For each line below that includes the word "this", make a copy.

::: DATA LINES :::

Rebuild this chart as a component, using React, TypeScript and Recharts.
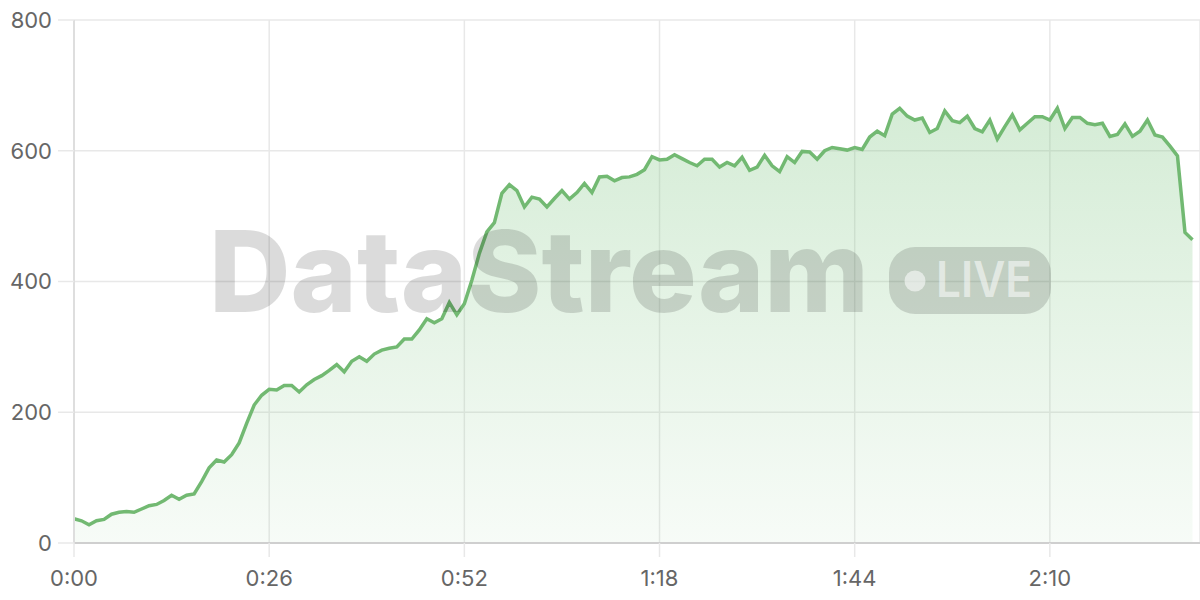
import {
  AreaChart,
  Area,
  XAxis,
  YAxis,
  CartesianGrid,
} from "recharts";

// one reading per second, starting at 0:00
const values: number[] = [
  37, 34, 28, 34, 36, 44, 47, 48, 47, 52,
  57, 59, 65, 73, 67, 73, 75, 94, 115, 127,
  124, 135, 153, 183, 211, 226, 235, 234, 241, 241,
  231, 242, 250, 256, 264, 273, 262, 278, 285, 278,
  289, 295, 298, 300, 312, 312, 326, 343, 337, 343,
  368, 349, 366, 402, 443, 476, 490, 535, 548, 539,
  514, 529, 526, 514, 527, 539, 526, 536, 550, 536,
  560, 561, 554, 559, 560, 564, 571, 591, 586, 587,
  594, 588, 582, 577, 587, 587, 575, 582, 577, 590,
  570, 575, 593, 577, 568, 591, 582, 599, 598, 587,
  600, 605, 603, 601, 605, 602, 621, 630, 623, 656,
  665, 653, 647, 650, 628, 634, 661, 646, 643, 653,
  634, 629, 647, 618, 637, 655, 632, 642, 652, 652,
  647, 665, 634, 651, 651, 642, 640, 642, 622, 625,
  641, 622, 630, 647, 624, 621, 607, 592, 475, 464,
];

const xTicks = [0, 26, 52, 78, 104, 130];
const yTicks = [0, 200, 400, 600, 800];

const data = values.map((v, i) => ({ t: i, v }));

const fmtTime = (s: number) => {
  const m = Math.floor(s / 60);
  const sec = s % 60;
  return `${m}:${sec < 10 ? "0" : ""}${sec}`;
};

const font = "Inter, 'Open Sans', sans-serif";

export default function App() {
  return (
    <div style={{ position: "absolute", left: 0, top: 0, width: 1200, height: 600, background: "#fff" }}>
      <AreaChart
        width={1200}
        height={600}
        data={data}
        margin={{ top: 20, right: 0, bottom: 0, left: 0 }}
      >
        <defs>
          <linearGradient id="fillGreen" x1="0" y1="0" x2="0" y2="1">
            <stop offset="0%" stopColor="#7bc47f" stopOpacity={0.32} />
            <stop offset="100%" stopColor="#7bc47f" stopOpacity={0.06} />
          </linearGradient>
        </defs>

        {/* GRID */}
        <CartesianGrid stroke="#e8e8e8" strokeWidth={1.5} />

        {/* X */}
        <XAxis
          dataKey="t"
          type="number"
          domain={[0, 150]}
          ticks={xTicks}
          tickFormatter={fmtTime}
          height={57}
          tickSize={14}
          tickMargin={13}
          stroke="#cfcfcf"
          strokeWidth={2}
          tickLine={{ stroke: "#e8e8e8", strokeWidth: 1.5 }}
          tick={{ fill: "#666", fontSize: 22, fontFamily: font }}
        />

        {/* Y */}
        <YAxis
          domain={[0, 800]}
          ticks={yTicks}
          width={74}
          tickSize={16}
          tickMargin={6}
          stroke="#dedede"
          strokeWidth={2}
          tickLine={{ stroke: "#e8e8e8", strokeWidth: 1.5 }}
          tick={{ fill: "#666", fontSize: 22, fontFamily: font }}
        />

        <Area
          type="linear"
          dataKey="v"
          stroke="#72b972"
          strokeWidth={3.5}
          fill="url(#fillGreen)"
          fillOpacity={1}
          dot={false}
          activeDot={false}
          isAnimationActive={false}
        />
      </AreaChart>

      {/* WATERMARK */}
      <svg
        width={1200}
        height={600}
        style={{ position: "absolute", left: 0, top: 0, pointerEvents: "none" }}
      >
        <text
          x={209}
          y={312}
          fontFamily={font}
          fontWeight={800}
          fontSize={113}
          textLength={660}
          lengthAdjust="spacingAndGlyphs"
          fill="rgba(0,0,0,0.14)"
        >
          DataStream
        </text>
        <rect x={889} y={247} width={162} height={67} rx={26} fill="rgba(0,0,0,0.14)" />
        <circle cx={915} cy={281} r={10.5} fill="rgba(255,255,255,0.55)" />
        <text
          x={936}
          y={297}
          fontFamily={font}
          fontWeight={600}
          fontSize={49}
          textLength={96}
          lengthAdjust="spacingAndGlyphs"
          fill="rgba(255,255,255,0.55)"
        >
          LIVE
        </text>
      </svg>
    </div>
  );
}
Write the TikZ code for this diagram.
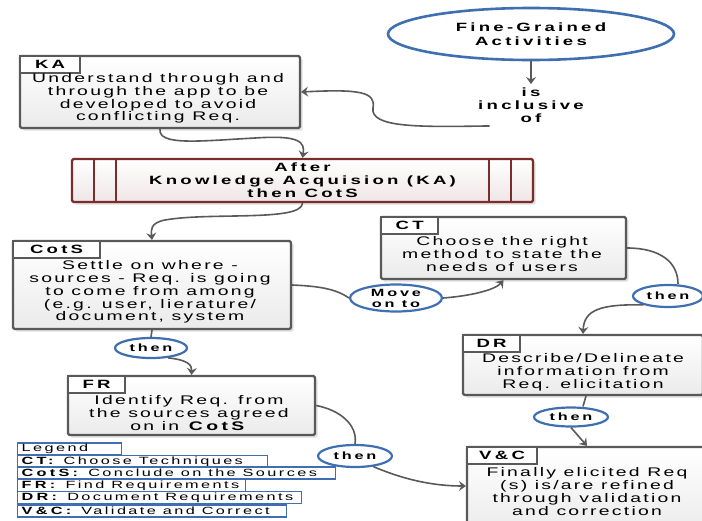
\documentclass[tikz,border=0pt]{standalone}
\usepackage{fontspec}
\setmainfont[FakeStretch=1.55,LetterSpace=18,BoldFeatures={LetterSpace=27}]{Liberation Sans}
\newfontfamily\legendfont[FakeStretch=1.55,LetterSpace=23,BoldFeatures={LetterSpace=31}]{Liberation Sans}
\usetikzlibrary{positioning, arrows.meta, shapes.geometric, shadows}
\definecolor{boxgray}{HTML}{595959}
\definecolor{ovalblue}{HTML}{3F6FB0}
\definecolor{procred}{HTML}{7B2C2C}
\newcommand{\legendline}[2]{\makebox[#1][l]{#2}}

\begin{document}
\begin{tikzpicture}[x=1pt, y=-1pt,
    box_main/.style={draw=boxgray, line width=2.2pt, rounded corners=1.5pt, top color=white, bottom color=black!8, inner sep=0pt,
      general shadow={fill=black!12, shadow xshift=2.5pt, shadow yshift=-2.5pt}},
    box_tag/.style={draw=boxgray, line width=2.4pt, fill=white, anchor=north west, minimum height=17pt, inner sep=0pt, font=\fontsize{12}{12}\selectfont\bfseries},
    box_text/.style={align=center, font=\fontsize{12.5}{12.8}\selectfont},
    oval_lbl/.style={ellipse, draw=ovalblue, line width=2.2pt, fill=white, inner sep=0pt, font=\fontsize{10.5}{11}\selectfont\bfseries, align=center},
    edge_path/.style={draw=boxgray, line width=1.6pt, -{Stealth[length=7pt, width=10pt, inset=2.5pt]}},
    edge_line/.style={draw=boxgray, line width=1.6pt},
    proc_line/.style={draw=procred, line width=2.2pt},
    legend_item/.style={draw=ovalblue, line width=1.4pt, fill=white, anchor=west, minimum height=12pt, inner sep=0pt, inner xsep=4pt, font=\legendfont\fontsize{10.5}{11}\selectfont}
  ]
  \useasboundingbox (0,0) rectangle (702,520);

  % top oval
  \node[ellipse, draw=ovalblue, line width=2.6pt, minimum width=286pt, minimum height=52pt, inner sep=0pt, align=center, font=\fontsize{12}{13.5}\selectfont\bfseries] (fga) at (531,34) {Fine-Grained\\Activities};
  \node[align=center, font=\fontsize{12}{13}\selectfont\bfseries] (inc) at (531,105) {is\\inclusive\\of};

  % boxes
  \node[box_main, minimum width=280pt, minimum height=72pt] (ka) at (160,92) {};
  \node[box_tag, minimum width=60pt] (katag) at (ka.north west) {KA};
  \node[box_text] (katxt) at (158,98.5) {Understand through and\\through the app to be\\developed to avoid\\conflicting Req.};

  \node[box_main, draw=procred, top color=white, bottom color=procred!12, minimum width=461pt, minimum height=43pt, align=center, font=\fontsize{12}{13}\selectfont\bfseries] (after) at (302.5,180.5) {After\\Knowledge Acquision (KA)\\then CotS};
  \foreach \dx in {23,45} {
    \draw[proc_line] ([xshift=\dx pt]after.north west) -- ([xshift=\dx pt]after.south west);
    \draw[proc_line] ([xshift=-\dx pt]after.north east) -- ([xshift=-\dx pt]after.south east);
  }

  \node[box_main, minimum width=278pt, minimum height=88pt] (cots) at (152,285) {};
  \node[box_tag, minimum width=87pt] (cotstag) at (cots.north west) {CotS};
  \node[box_text] (cotstxt) at (150,292) {Settle on where -\\sources - Req. is going\\to come from among\\(e.g. user, lierature/\\document, system};

  \node[box_main, minimum width=245pt, minimum height=62pt] (ct) at (503.5,248) {};
  \node[box_tag, minimum width=57pt] (cttag) at (ct.north west) {CT};
  \node[box_text] (cttxt) at (502,254) {Choose the right\\method to state the\\needs of users};

  \node[box_main, minimum width=240pt, minimum height=60pt] (dr) at (583,365) {};
  \node[box_tag, minimum width=57pt] (drtag) at (dr.north west) {DR};
  \node[box_text] (drtxt) at (583,372) {Describe/Delineate\\information from\\Req. elicitation};

  \node[box_main, minimum width=247pt, minimum height=59pt] (fr) at (191.5,405.5) {};
  \node[box_tag, minimum width=57pt] (frtag) at (fr.north west) {FR};
  \node[box_text] (frtxt) at (189,413) {Identify Req. from\\the sources agreed\\on in \textbf{CotS}};

  \node[box_main, minimum width=240pt, minimum height=88pt] (vc) at (587,491) {};
  \node[box_tag, minimum width=70pt] (vctag) at (vc.north west) {V\&C};
  \node[box_text] (vctxt) at (587,491.5) {Finally elicited Req\\(s) is/are refined\\through validation\\and correction};

  % oval labels
  \node[oval_lbl, minimum width=92pt, minimum height=27pt] (move) at (396,298) {Move\\on to};
  \node[oval_lbl, minimum width=72pt, minimum height=20pt] (then1) at (151,348) {then};
  \node[oval_lbl, minimum width=70pt, minimum height=22pt] (then2) at (668,296) {then};
  \node[oval_lbl, minimum width=74pt, minimum height=19pt] (then3) at (571,417) {then};
  \node[oval_lbl, minimum width=74pt, minimum height=22pt] (then4) at (355,456) {then};

  % connectors
  \draw[edge_path, line width=2.6pt] (fga) -- (inc);
  \draw[edge_path] ([xshift=15pt]inc.south west) .. controls (420,127) and (370,128) .. (373,108) .. controls (376,92) and (360,89) .. (ka.east);
  \draw[edge_path] (ka.south) .. controls (158,146) and (200,141) .. (255,138) .. controls (300,135) and (305,142) .. (after.north);
  \draw[edge_path] (after.south) .. controls (302,222) and (210,212) .. (165,220) .. controls (150,223) and (151,230) .. (cots.north);
  \draw[edge_line] (cots.east) .. controls (315,286) and (335,288) .. (move.west);
  \draw[edge_path] (move.east) .. controls (470,296) and (495,290) .. (ct.south);
  \draw[edge_line] (ct.east) .. controls (660,248) and (678,262) .. ([xshift=10pt]then2.north);
  \draw[edge_path] (then2.200) .. controls (600,304) and (584,310) .. (dr.north);
  \draw[edge_line] ([xshift=3pt]dr.south) -- ([xshift=12pt]then3.north);
  \draw[edge_path] (then3.south) -- (vc.north);
  \draw[edge_line] (cots.south) -- (then1.north);
  \draw[edge_path] (then1.-30) .. controls (188,360) and (192,365) .. (fr.north);
  \draw[edge_line] (fr.east) .. controls (340,410) and (358,425) .. (then4.north);
  \draw[edge_path] (then4.-30) .. controls (400,478) and (430,486) .. ([yshift=5pt]vc.west);

  % legend
  \node[legend_item] (lg) at (17,449) {\legendline{95.6pt}{Legend}};
  \node[legend_item] (lgct) at (17,461.5) {\legendline{241.6pt}{\textbf{CT:} Choose Techniques}};
  \node[legend_item] (lgcots) at (17,473) {\legendline{309.6pt}{\textbf{CotS:} Conclude on the Sources}};
  \node[legend_item] (lgfr) at (17,485.5) {\legendline{219.6pt}{\textbf{FR:} Find Requirements}};
  \node[legend_item] (lgdr) at (17,497.5) {\legendline{275.6pt}{\textbf{DR:} Document Requirements}};
  \node[legend_item] (lgvc) at (17,511) {\legendline{260.6pt}{\textbf{V\&C:} Validate and Correct}};
\end{tikzpicture}
\end{document}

:::

- REPLY TO THE TASK
Rebuild this chart as a component, using React, TypeScript and Recharts.
Write the TikZ code for this diagram.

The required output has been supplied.